One test of thorough relaxation in a dentist's chair proves the folly of tightening one's muscles. When in school or out the remedy for nervousness is relaxation. The discipline that prohibits a pupil from stretching or changing his posture or seat is as much to be condemned as that which flourishes the rod. It has been said of our schools that children are not worked to death but bored to death. Wherever a room must be stripped of all beauty and interest to induce concentration, wherever the greater part of the teacher's time must be spent in keeping order, there is confession either of inappropriateness of the present curriculum or of the failure of teacher and text-book to present subjects attractive to the pupils. Nervous habits will be inevitable until the pupil's attention is obtained through interest. Sustained interest will be impossible until teacher and pupil alike practice relaxation, not once a morning or twice a day, not during recess or lunch hour, but whenever relaxation is needed.

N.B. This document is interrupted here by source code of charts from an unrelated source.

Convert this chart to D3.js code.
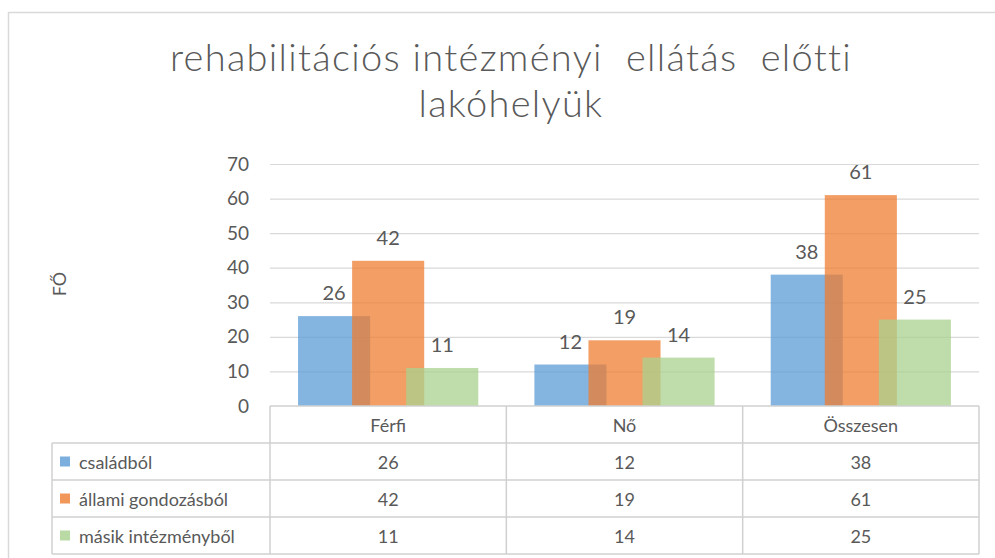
<!DOCTYPE html>
<html>
<head>
<meta charset="utf-8">
<script src="https://cdn.jsdelivr.net/npm/d3@7"></script>
<style>
  body { margin: 0; background: #fff; }
  text { font-family: Lato, "Open Sans", sans-serif; fill: #595959; }
</style>
</head>
<body>
<div id="chart"></div>
<script>
var svgWidth = 995;
var svgHeight = 558;

var categories = ["Férfi", "Nő", "Összesen"];
var seriesNames = ["családból", "állami gondozásból", "másik intézményből"];
var csaladbol = [26, 12, 38];
var allami = [42, 19, 61];
var masik = [11, 14, 25];
var yTicks = [0, 10, 20, 30, 40, 50, 60, 70];
var colors = ["#5b9bd5", "#ed7d31", "#a9d18e"];

var seriesValues = [csaladbol, allami, masik];

var plot = { left: 270, right: 979, top: 164, bottom: 406 };
var rowH = 37;
var legendLeft = 52;

var svg = d3.select("#chart")
  .append("svg")
  .attr("width", svgWidth)
  .attr("height", svgHeight);

// chart border
svg.append("rect")
  .attr("x", 8.5).attr("y", 12.5)
  .attr("width", 1000).attr("height", 560)
  .attr("fill", "none")
  .attr("stroke", "#d9d9d9")
  .attr("stroke-width", 1.5);

// title
var title = svg.append("text")
  .attr("text-anchor", "middle")
  .style("font-size", "38px")
  .style("font-weight", 300)
  .style("letter-spacing", "1.3px");
title.append("tspan").attr("x", 511).attr("y", 71).text("rehabilitációs intézményi  ellátás  előtti").attr("xml:space", "preserve");
title.append("tspan").attr("x", 511).attr("y", 117).text("lakóhelyük");

var x = d3.scaleBand()
  .domain(categories)
  .range([plot.left, plot.right]);

var y = d3.scaleLinear()
  .domain([0, 70])
  .range([plot.bottom, plot.top]);

var barW = x.bandwidth() * 0.305;
var step = barW * 0.75;

// gridlines
svg.append("g")
  .selectAll("line")
  .data(yTicks.slice(1))
  .enter()
  .append("line")
  .attr("x1", plot.left).attr("x2", plot.right)
  .attr("y1", d => y(d) + 0.5).attr("y2", d => y(d) + 0.5)
  .attr("stroke", "#d9d9d9")
  .attr("stroke-width", 1.2);

// y axis labels
var leftAxis = d3.axisLeft(y).tickValues(yTicks).tickSize(0).tickPadding(0);
var axisG = svg.append("g")
  .attr("transform", `translate(249, 0)`)
  .call(leftAxis);
axisG.select(".domain").remove();
axisG.selectAll("text")
  .style("font-size", "19px")
  .style("font-family", "Lato, sans-serif")
  .attr("fill", "#595959");

svg.append("text")
  .attr("transform", "translate(66, 284) rotate(-90)")
  .attr("text-anchor", "middle")
  .style("font-size", "18px")
  .text("FŐ");

// bars
seriesValues.forEach(function(vals, i) {
  var cx = d => x(categories[d]) + x.bandwidth() / 2 + (i - 1) * step;
  var g = svg.append("g");
  g.selectAll("rect")
    .data(vals.map((v, j) => j))
    .enter()
    .append("rect")
    .attr("x", j => cx(j) - barW / 2)
    .attr("y", j => y(vals[j]))
    .attr("width", barW)
    .attr("height", j => y(0) - y(vals[j]))
    .attr("fill", colors[i])
    .attr("fill-opacity", 0.75);
  g.selectAll("text")
    .data(vals.map((v, j) => j))
    .enter()
    .append("text")
    .attr("x", j => cx(j))
    .attr("y", j => y(vals[j]) - 16)
    .attr("text-anchor", "middle")
    .style("font-size", "20px")
    .text(j => vals[j]);
});

// data table
var tableG = svg.append("g");
var lineColor = "#d0d0d0";
function hline(x1, x2, yy) {
  tableG.append("line").attr("x1", x1).attr("x2", x2).attr("y1", yy).attr("y2", yy)
    .attr("stroke", lineColor).attr("stroke-width", 1.5);
}
function vline(xx, y1, y2) {
  tableG.append("line").attr("x1", xx).attr("x2", xx).attr("y1", y1).attr("y2", y2)
    .attr("stroke", lineColor).attr("stroke-width", 1.5);
}
var t0 = plot.bottom;
hline(plot.left, plot.right, t0);
for (var r = 1; r <= 4; r++) hline(legendLeft, plot.right, t0 + r * rowH);
vline(legendLeft, t0 + rowH, t0 + 4 * rowH);
categories.forEach(function(c) { vline(x(c), t0, t0 + 4 * rowH); });
vline(plot.right, t0, t0 + 4 * rowH);

tableG.selectAll(".cat")
  .data(categories)
  .enter()
  .append("text")
  .attr("x", d => x(d) + x.bandwidth() / 2)
  .attr("y", t0 + rowH / 2 + 7)
  .attr("text-anchor", "middle")
  .style("font-size", "18px")
  .text(d => d);

seriesValues.forEach(function(vals, i) {
  var ry = t0 + (i + 1) * rowH;
  tableG.append("rect")
    .attr("x", 60).attr("y", ry + rowH / 2 - 5)
    .attr("width", 10).attr("height", 10)
    .attr("fill", colors[i]).attr("fill-opacity", 0.8);
  tableG.append("text")
    .attr("x", 79).attr("y", ry + rowH / 2 + 7)
    .style("font-size", "18px")
    .text(seriesNames[i]);
  tableG.selectAll(".v" + i)
    .data(vals)
    .enter()
    .append("text")
    .attr("x", (d, j) => x(categories[j]) + x.bandwidth() / 2)
    .attr("y", ry + rowH / 2 + 7)
    .attr("text-anchor", "middle")
    .style("font-size", "18px")
    .text(d => d);
});
</script>
</body>
</html>
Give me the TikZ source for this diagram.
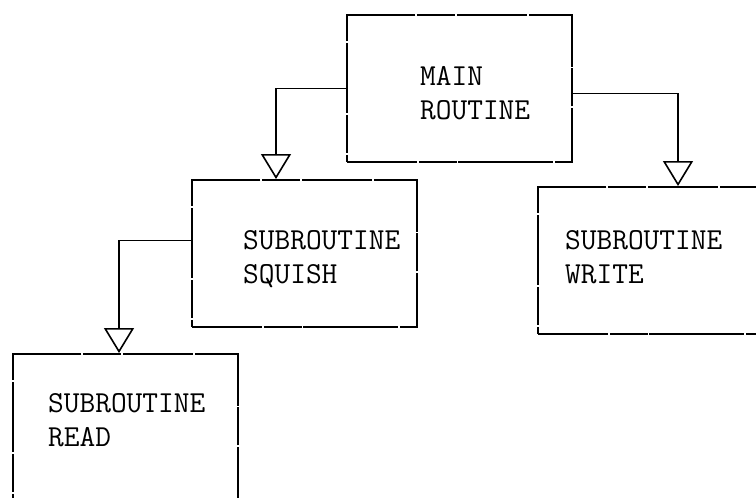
\documentclass[tikz,border=0pt]{standalone}
\usetikzlibrary{arrows.meta}
\begin{document}
\begin{tikzpicture}[x=1pt,y=-1pt,
  box/.style={draw,line width=1.6pt,rectangle,inner sep=0pt,
    minimum width=225pt,minimum height=147pt,anchor=north west,
    dash pattern=on 70pt off 2pt on 38pt off 1.5pt on 95pt off 2pt},
  lbl/.style={inner sep=0pt,anchor=north west,align=left,
    font=\fontsize{30.5}{34}\selectfont\ttfamily},
  flow/.style={line width=1.6pt,
    -{Triangle[open,width=30pt,length=25pt,line width=1.6pt]}}]
\useasboundingbox (0,0) rectangle (756,498);
\clip (0,0) rectangle (756,498);
% program modules
\node[box] (main)   at (346,14)  {};
\node[box] (squish) at (191,179) {};
\node[box] (write)  at (537,186) {};
\node[box] (read)   at (12,353)  {};
% module names
\node[lbl] (maintxt)   at (420,66)  {MAIN\\ROUTINE};
\node[lbl] (squishtxt) at (243,230) {SUBROUTINE\\SQUISH};
\node[lbl] (writetxt)  at (565,230) {SUBROUTINE\\WRITE};
\node[lbl] (readtxt)   at (48,393)  {SUBROUTINE\\READ};
% columns where the calls drop down
\coordinate (c1) at (276,0);
\coordinate (c2) at (678,0);
\coordinate (c3) at (119,0);
% calls
\draw[flow] (main.west) -| (squish.north -| c1);
\draw[flow] ([yshift=-5pt]main.east) -| (write.north -| c2);
\draw[flow] ([yshift=13pt]squish.west) -| (read.north -| c3);
\end{tikzpicture}
\end{document}
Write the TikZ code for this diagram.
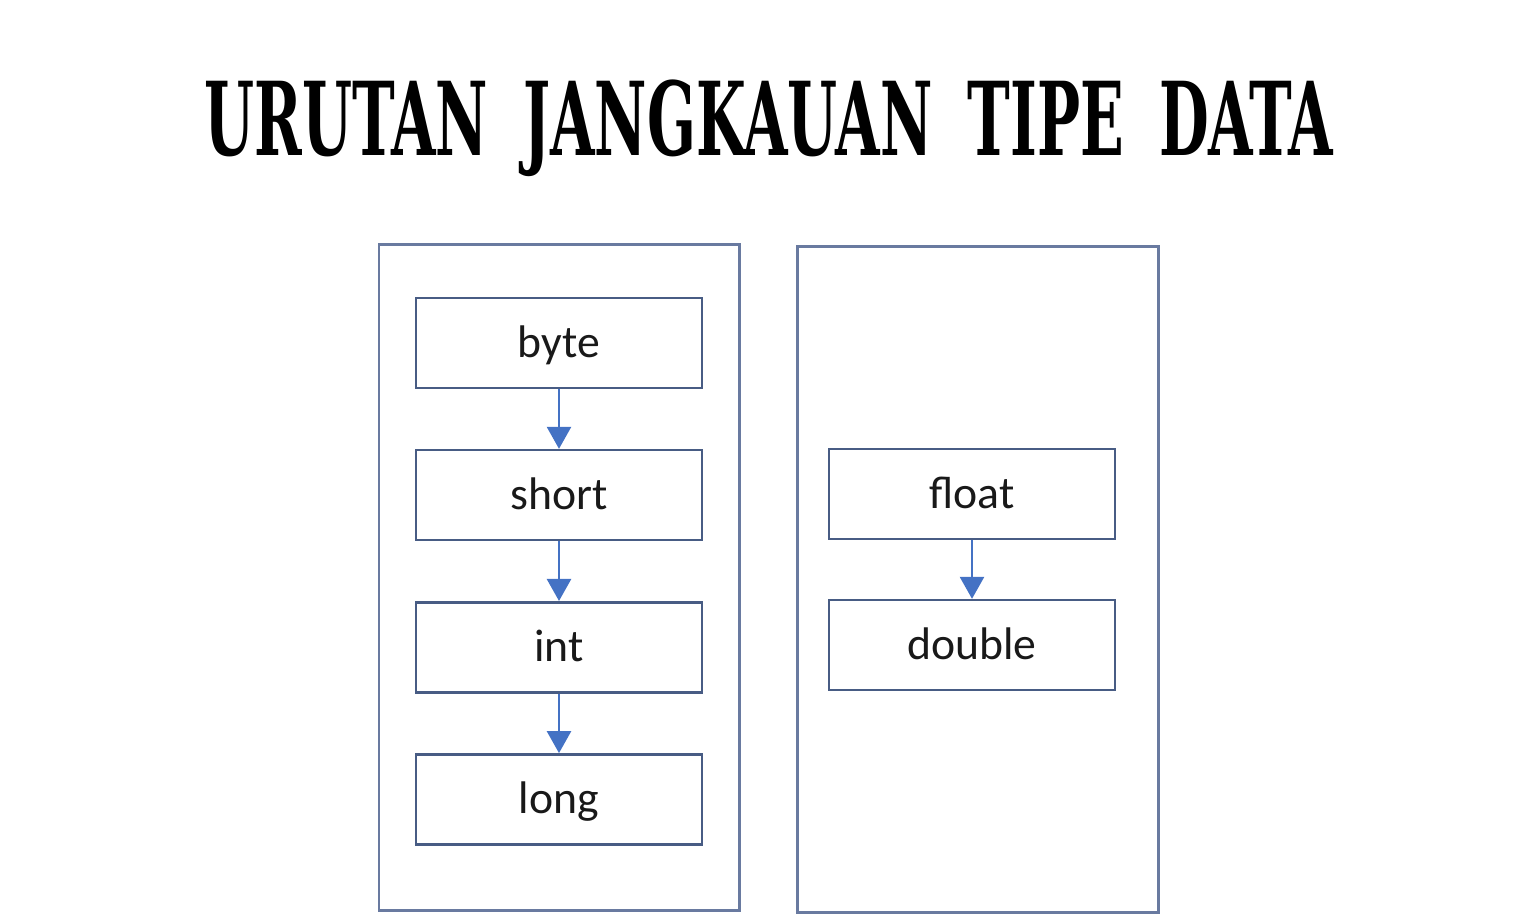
\documentclass[tikz,border=0pt]{standalone}
\usepackage{fontspec}
\setmainfont{Carlito}
\newfontfamily\titlefont{DejaVu Serif Condensed}
\usetikzlibrary{positioning,chains,arrows.meta}
\definecolor{frameblue}{RGB}{105,122,160}
\definecolor{boxblue}{RGB}{72,92,132}
\definecolor{arrowblue}{RGB}{68,114,196}

\begin{document}
\begin{tikzpicture}[
  typebox/.style={draw=boxblue,line width=0.75pt,minimum width=2.86cm,minimum height=0.9cm,
    font=\fontsize{13}{15}\selectfont,text=black!90,text height=10.5pt,text depth=2.5pt},
  frame/.style={draw=frameblue,line width=0.85pt},
  flow/.style={arrowblue,line width=0.75pt,-{Triangle[width=2.4mm,length=2.2mm]}}
]
\useasboundingbox (0,0) rectangle (15.36,-9.17);

% the title
\node[anchor=base,font=\titlefont\bfseries\fontsize{29}{30}\selectfont] (title) at (7.69,-1.55)
  {\scalebox{0.625}[1]{URUTAN\hspace{0.55em}JANGKAUAN\hspace{0.55em}TIPE\hspace{0.55em}DATA}};

% the two frames
\node[frame,minimum width=3.6cm,minimum height=6.66cm] (intframe) at (5.59,-5.77) {};
\node[frame,minimum width=3.61cm,minimum height=6.66cm] (floatframe) at (9.775,-5.79) {};

% the integer types
\begin{scope}[start chain=going below,node distance=5.95mm]
  \node[typebox,on chain] (byte) at (5.59,-3.43) {byte};
  \node[typebox,on chain] (short) {short};
  \node[typebox,on chain] (int) {int};
  \node[typebox,on chain] (long) {long};
\end{scope}

% the floating point types
\begin{scope}[start chain=going below,node distance=5.85mm]
  \node[typebox,on chain] (float) at (9.72,-4.94) {float};
  \node[typebox,on chain] (double) {double};
\end{scope}

% the arrows
\draw[flow] (byte) -- (short);
\draw[flow] (short) -- (int);
\draw[flow] (int) -- (long);
\draw[flow] (float) -- (double);
\end{tikzpicture}
\end{document}
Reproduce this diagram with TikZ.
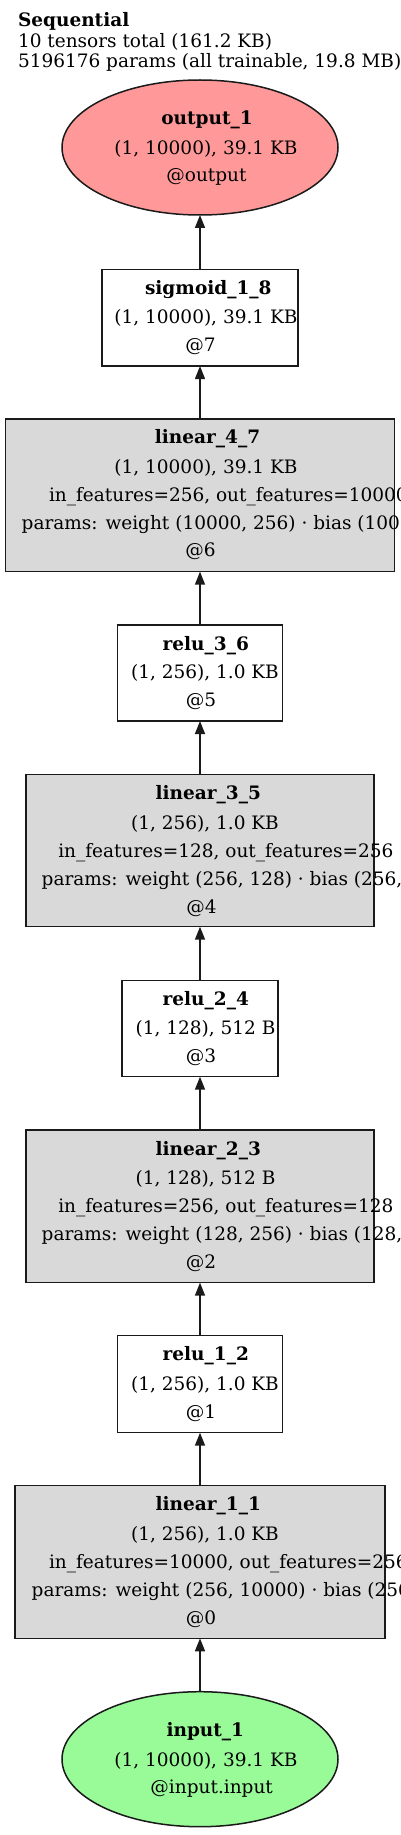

In overcoming nervousness of teacher and pupil, both must be interested in home causes as well as school causes of that nervousness. Time must be found to ask questions about those causes and to discuss means for removing them. Naturally it will be embarrassing for a very nervous teacher to discuss nervousness with children,--until after she has overcome her own lack of nerve stability. To help her or to compel her to learn the art of relaxation of bodily and of mental control is the duty and the privilege of the school physician, of her doctor, and of superintendent and trustees. The outside point of view is necessary, because of the peculiar fact that almost every nervous person believes that he has unusually good control over his nerves, just as a man in the midst of his anger will declare that he is cool and self-controlled. Had Robert Burns been thinking of the habit of nervousness he could not have thought of a better cure than when he wrote:
Oh wad some power the giftie gie us To see oursel's as ithers see us; It wad frae mony a blunder free us, And foolish notion.
FOOTNOTES:
[6] _The Unconscious Mind_ by Schofield, _The Study of Children and their School Training_ by Dr. Frances Warner, and _The Development of the Child_ by Nathan Oppenheimer show clearly the physical and mental limitations and possibilities of children.